Support Our Children and the Urgency of Normal

Support Our Children and the Urgency of Normal
As parents, teachers, school administrators and concerned members of the community, we have recognized that, in much of the United States, life has returned to nearly normal for many adults. Distressingly, we note that children in the United States remain subject to continuing restrictions which are both unbalanced to the level of risk they face and do not align with our evolving understanding of COVID, children, schools universities and childcare settings. Despite examples from nations around the globe who have prioritized children in their easing of restrictions, children in many parts of the US continue to bear the brunt of COVID mitigation while remaining least at risk.
We have taken note of the group of physicians, nurses and other healthcare professionals who have signed the call for a return to pre-pandemic norms in schools through the "Urgency of Normal" campaign. We thank them for their support of children, their balanced view of Public Health as a whole rather than as any single threat, and their advocacy on behalf of the overall wellbeing of children. We echo these beliefs below and support them in return.
Youth depression, suspected suicide attempts, drug overdose deaths, and obesity have all risen dramatically during the pandemic. The unintended consequences of pandemic restrictions are now a greater risk to our children than COVID, and we must act on that reality.
Meanwhile, children’s already-low risk from COVID has become even lower. Vaccines are available to children aged five and up, the Omicron variant is causing milder disease, and vaccines continue to be extremely protective against severe disease in the Omicron era.
Based on a careful review of all of this evidence, we believe it is time to allow children the same return to normalcy that adults have enjoyed. Children’s schools, athletics, and activities should be restored to their 2019 norms. Masks should become optional in US schools (we suggest, by February 15), and we can also return to pre-pandemic norms for quarantines: if you are sick, stay home.

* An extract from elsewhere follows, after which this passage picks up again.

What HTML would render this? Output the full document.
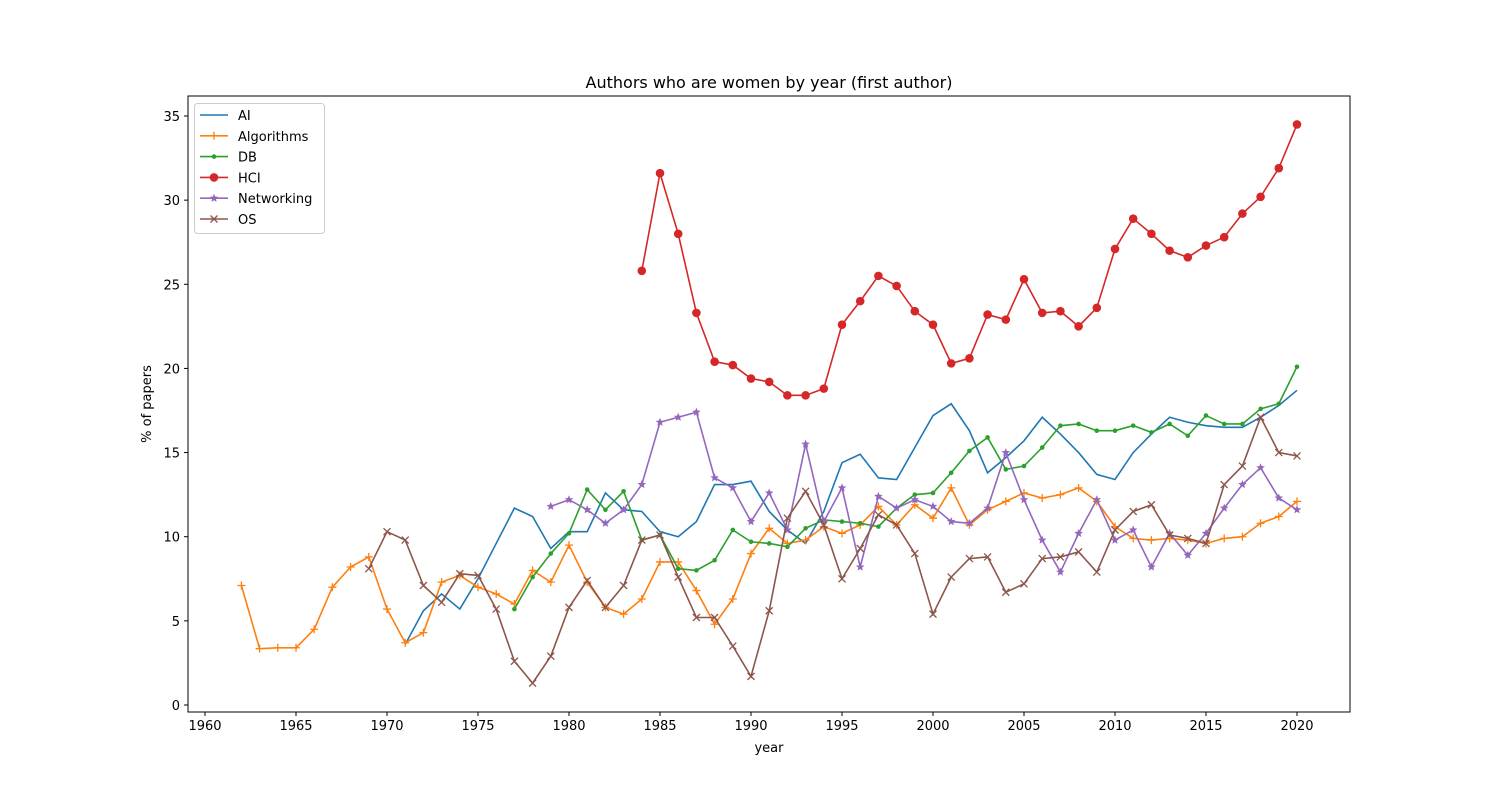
<!DOCTYPE html>
<html><head><meta charset="utf-8"><style>
body{margin:0;background:#fff;font-family:"DejaVu Sans","Liberation Sans",sans-serif;}
svg text{font-family:"DejaVu Sans","Liberation Sans",sans-serif;}
</style></head><body>
<svg id="chart" width="1500" height="800"></svg>
<script>
const aiStart=1971;
const aiValues=[3.6,5.6,6.6,5.7,7.5,9.6,11.7,11.2,9.3,10.3,10.3,12.6,11.6,11.5,10.3,10,10.9,13.1,13.1,13.3,11.5,10.4,9.6,11.5,14.4,14.9,13.5,13.4,15.3,17.2,17.9,16.3,13.8,14.7,15.7,17.1,16.1,15,13.7,13.4,15,16.1,17.1,16.8,16.6,16.5,16.5,17.1,17.8,18.7];
const algStart=1962;
const algValues=[7.1,3.35,3.4,3.4,4.5,7.0,8.2,8.8,5.7,3.7,4.3,7.3,7.7,7.0,6.6,6.0,8.0,7.3,9.5,7.3,5.8,5.4,6.3,8.5,8.5,6.8,4.8,6.3,9.0,10.5,9.6,9.8,10.6,10.2,10.7,11.8,10.7,11.9,11.1,12.9,10.7,11.6,12.1,12.6,12.3,12.5,12.9,12.1,10.6,9.9,9.8,9.9,9.8,9.6,9.9,10.0,10.8,11.2,12.1];
const dbStart=1977;
const dbValues=[5.7,7.6,9.0,10.2,12.8,11.6,12.7,9.8,10.1,8.1,8.0,8.6,10.4,9.7,9.6,9.4,10.5,11.0,10.9,10.8,10.6,11.7,12.5,12.6,13.8,15.1,15.9,14.0,14.2,15.3,16.6,16.7,16.3,16.3,16.6,16.2,16.7,16.0,17.2,16.7,16.7,17.6,17.9,20.1];
const hciStart=1984;
const hciValues=[25.8,31.6,28,23.3,20.4,20.2,19.4,19.2,18.4,18.4,18.8,22.6,24,25.5,24.9,23.4,22.6,20.3,20.6,23.2,22.9,25.3,23.3,23.4,22.5,23.6,27.1,28.9,28,27,26.6,27.3,27.8,29.2,30.2,31.9,34.5];
const netStart=1979;
const netValues=[11.8,12.2,11.6,10.8,11.6,13.1,16.8,17.1,17.4,13.5,12.9,10.9,12.6,10.4,15.5,10.9,12.9,8.2,12.4,11.7,12.2,11.8,10.9,10.8,11.7,15.0,12.2,9.8,7.9,10.2,12.2,9.8,10.4,8.2,10.2,8.9,10.2,11.7,13.1,14.1,12.3,11.6];
const osStart=1969;
const osValues=[8.1,10.3,9.8,7.1,6.1,7.8,7.7,5.7,2.6,1.3,2.9,5.8,7.4,5.8,7.1,9.8,10.1,7.6,5.2,5.2,3.5,1.7,5.6,11.1,12.7,10.7,7.5,9.3,11.3,10.7,9.0,5.4,7.6,8.7,8.8,6.7,7.2,8.7,8.8,9.1,7.9,10.4,11.5,11.9,10.1,9.9,9.6,13.1,14.2,17.1,15.0,14.8];
const xTicks=[1960,1965,1970,1975,1980,1985,1990,1995,2000,2005,2010,2015,2020];
const yTicks=[0,5,10,15,20,25,30,35];

const NS="http://www.w3.org/2000/svg";
const svg=document.getElementById('chart');
const L=188,R=1350,T=96,B=712;
function xs(v){return 205+(v-1960)*(1297-205)/60;}
function ys(v){return 705-v*(705-116)/35;}
function mk(tag,attrs,parent){const e=document.createElementNS(NS,tag);for(const k in attrs)e.setAttribute(k,attrs[k]);(parent||svg).appendChild(e);return e;}

const frame=mk('rect',{x:L,y:T,width:R-L,height:B-T,fill:'none',stroke:'#000','stroke-width':1});



xTicks.forEach(t=>{
  const g=mk('g',{});
  
  
  mk('line',{x1:xs(t),x2:xs(t),y1:B,y2:B+4,stroke:'#000'},g);
  const tx=mk('text',{x:xs(t),y:B+18,'text-anchor':'middle','font-size':13},g);tx.textContent=t;
});
yTicks.forEach(t=>{
  const g=mk('g',{});
  
  
  mk('line',{x1:L-4,x2:L,y1:ys(t),y2:ys(t),stroke:'#000'},g);
  const tx=mk('text',{x:L-8,y:ys(t)+5,'text-anchor':'end','font-size':13},g);tx.textContent=t;
});
const title=mk('text',{x:769,y:88,'text-anchor':'middle','font-size':16});title.textContent='Authors who are women by year (first author)';


const xl=mk('text',{x:769,y:752,'text-anchor':'middle','font-size':13});xl.textContent='year';


const yl=mk('text',{x:151,y:404,'text-anchor':'middle','font-size':13,transform:'rotate(-90 151 404)'});yl.textContent='% of papers';



function marker(type,x,y,c,g){
  if(type==='plus'){mk('path',{d:`M${x-4},${y}H${x+4}M${x},${y-4}V${y+4}`,stroke:c,'stroke-width':1.3,fill:'none'},g);}
  else if(type==='dot'){mk('circle',{cx:x,cy:y,r:2.3,fill:c},g);}
  else if(type==='circle'){mk('circle',{cx:x,cy:y,r:4.3,fill:c},g);}
  else if(type==='x'){mk('path',{d:`M${x-3.5},${y-3.5}L${x+3.5},${y+3.5}M${x-3.5},${y+3.5}L${x+3.5},${y-3.5}`,stroke:c,'stroke-width':1.3,fill:'none'},g);}
  else if(type==='star'){let p='';for(let i=0;i<10;i++){const r=i%2?2:4.5;const a=-Math.PI/2+i*Math.PI/5;p+=(i?'L':'M')+(x+r*Math.cos(a)).toFixed(2)+','+(y+r*Math.sin(a)).toFixed(2);}mk('path',{d:p+'Z',fill:c},g);}
}
const series=[
 ['AI',aiStart,aiValues,'#1f77b4',null,'series-ai'],
 ['Algorithms',algStart,algValues,'#ff7f0e','plus','series-algorithms'],
 ['DB',dbStart,dbValues,'#2ca02c','dot','series-db'],
 ['HCI',hciStart,hciValues,'#d62728','circle','series-hci'],
 ['Networking',netStart,netValues,'#9467bd','star','series-networking'],
 ['OS',osStart,osValues,'#8c564b','x','series-os']];
series.forEach(s=>{
  const g=mk('g',{});
  
  
  const pts=s[2].map((v,i)=>[xs(s[1]+i),ys(v)]);
  mk('polyline',{points:pts.map(p=>p.join(',')).join(' '),fill:'none',stroke:s[3],'stroke-width':1.6},g);
  if(s[4])pts.forEach(p=>marker(s[4],p[0],p[1],s[3],g));
});
const lg=mk('g',{});


mk('rect',{x:194.5,y:103.5,width:130,height:130,rx:3,fill:'#fff',stroke:'#ccc'},lg);
series.forEach((s,i)=>{
  const y=115+i*20.8;
  const e=mk('g',{},lg);
  
  
  mk('line',{x1:200,x2:228,y1:y,y2:y,stroke:s[3],'stroke-width':1.6},e);
  if(s[4])marker(s[4],214,y,s[3],e);
  const t=mk('text',{x:238,y:y+5,'font-size':13},e);t.textContent=s[0];
});
</script>
</body></html>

We can and should protect medically-vulnerable children and adults using focused protection strategies that protect individuals with risk, as we did in the years before COVID, rather than prolonging harmful restrictions on all children.
In order to make these shifts, we must reassure families about the low risk to children from COVID infections in the Omicron era, and also from long COVID. We must also share the best available evidence on the benefits and harms of COVID mitigation measures affecting children, which can reassure families, educators, policymakers, and all who care for children’s well-being about the safety and healthfulness of a return to normalcy for kids.
While this information needs to reach many Americans, we see signs that families are ready for this shift. Recent polls show that 65% of parents are more concerned about their child missing out on education than getting COVID at school – suggesting that Americans are evolving their perspectives about COVID, just as the impacts of COVID have evolved in the era of vaccines and Omicron.
Children – and their parents – have shouldered an outsize burden long enough. Restoring normal childhood is a moral imperative, based on the balance of today’s evidence. We echo the call of the Urgency of Normal and urge our elected officials to adopt the recommendations made by the the group, using the information provided in their toolkit for parents, students, mentors, teachers and administrators.